Und dann, nach Rhodesien, hatte ich schließlich die Nase voll. Ich habe gut Geld verdient, aber das war egal; die Scheißkerle haben jedes Mal wieder gewonnen. Also bin ich nach Hause gegangen und Bauer geworden, wie mein Vater und mein Großvater und dessen Vater. Und irgendwann einmal wird Mike, so Gott will, wieder durch diese Tür hereinkommen und das Haus erst wieder verlassen, wenn man ihn mit den Beinen voraus hinausträgt.«
Seine flackernden Augen wandten sich seiner Schwiegertochter zu, und sie spürte, dass er endlich so weit war, dass er zu ihr wie zu einem anderen Soldaten redete, nicht einer Zivilistin in Uniform. »Eines musst du dir merken, Sharon – und vielleicht ist das das letzte Mal, dass ich die Chance habe, einem jungen Offizier etwas beizubringen –, es stimmt wirklich, dass man sich mehr um seine Freunde als um seine Feinde kümmern muss. Gegen den Feind kann man sich verteidigen, aber es ist verdammt schwer, sich gegen die eigene Seite zu verteidigen.« Er schüttelte erneut sein Löwenhaupt und goss sich Selbstgebrannten nach, und das Feuer in seiner Seele schien plötzlich gedämpft.

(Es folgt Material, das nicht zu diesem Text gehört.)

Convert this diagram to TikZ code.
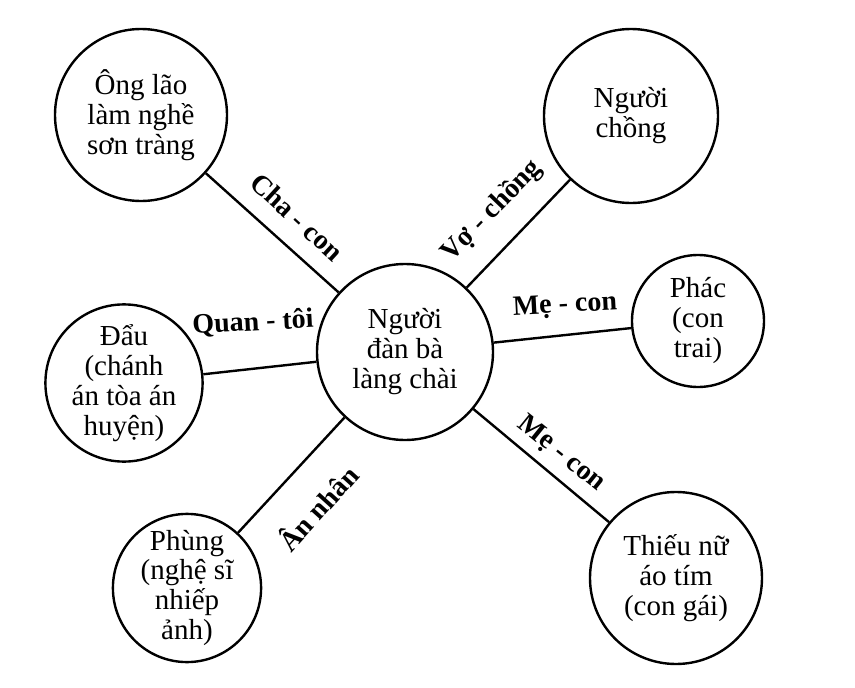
\documentclass[tikz,border=0pt]{standalone}
\usepackage{fontspec}
\setmainfont{Liberation Serif}
\begin{document}
\begin{tikzpicture}[x=1pt,y=-1pt,
  circ/.style={draw,circle,line width=2.4pt,inner sep=0pt,align=center,font=\fontsize{29}{30}\selectfont},
  lbl/.style={font=\fontsize{28}{30}\selectfont\bfseries,inner sep=0pt},
  conn/.style={line width=2.4pt}]
\useasboundingbox (0,0) rectangle (855,688);
\node[circ,minimum size=176pt] (c) at (405,352) {Người\\đàn bà\\làng chài};
\node[circ,minimum size=172pt] (a) at (141,115) {Ông lão\\làm nghề\\sơn tràng};
\node[circ,minimum size=174pt] (b) at (631,116) {Người\\chồng};
\node[circ,minimum size=132pt] (p) at (698,321) {Phác\\(con\\trai)};
\node[circ,minimum size=172pt] (t) at (676,578) {Thiếu nữ\\áo tím\\(con gái)};
\node[circ,minimum size=154pt] (d) at (124,383) {Đẩu\\(chánh\\án tòa án\\huyện)};
\node[circ,minimum size=144pt] (f) at (187,588) {Phùng\\(nghệ sĩ\\nhiếp\\ảnh)};
\draw[conn] (c) -- (a);
\draw[conn] (c) -- (b);
\draw[conn] (c) -- (p);
\draw[conn] (c) -- (t);
\draw[conn] (c) -- (d);
\draw[conn] (c) -- (f);
\node[lbl,rotate=-42.5] (la) at (297,217) {Cha - con};
\node[lbl,rotate=46] (lb) at (492,211) {Vợ - chồng};
\node[lbl,rotate=3] (lp) at (565,306) {Mẹ - con};
\node[lbl,rotate=-39] (lt) at (561,454) {Mẹ - con};
\node[lbl,rotate=3] (ld) at (253,323) {Quan - tôi};
\node[lbl,rotate=48] (lf) at (317,507) {Ân nhân};
\end{tikzpicture}
\end{document}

»Papa O’Neal?«, sagte sie leise, nachdem sie kurz nachgedacht hatte.
»Yeah, Lieutenant?« Er blickte nicht von seinem Glas auf.
»Ich bin froh, dass du ihn erschossen hast. Wenn du das nicht getan hättest, wärst du jetzt nicht für uns da.« Sie lächelte schwach. »Gottes Wege sind oft geheimnisvoll.«
»Mhmpf«, machte er. »Na ja, erschossen habe ich ihn nicht. Ich habe das Messer genommen. Weil ich seine Augen sehen wollte.« Er schüttelte erneut den Kopf und kippte den Selbstgebrannten ins Feuer, wo es aufflammte wie ein Leuchtfeuer in der Nacht.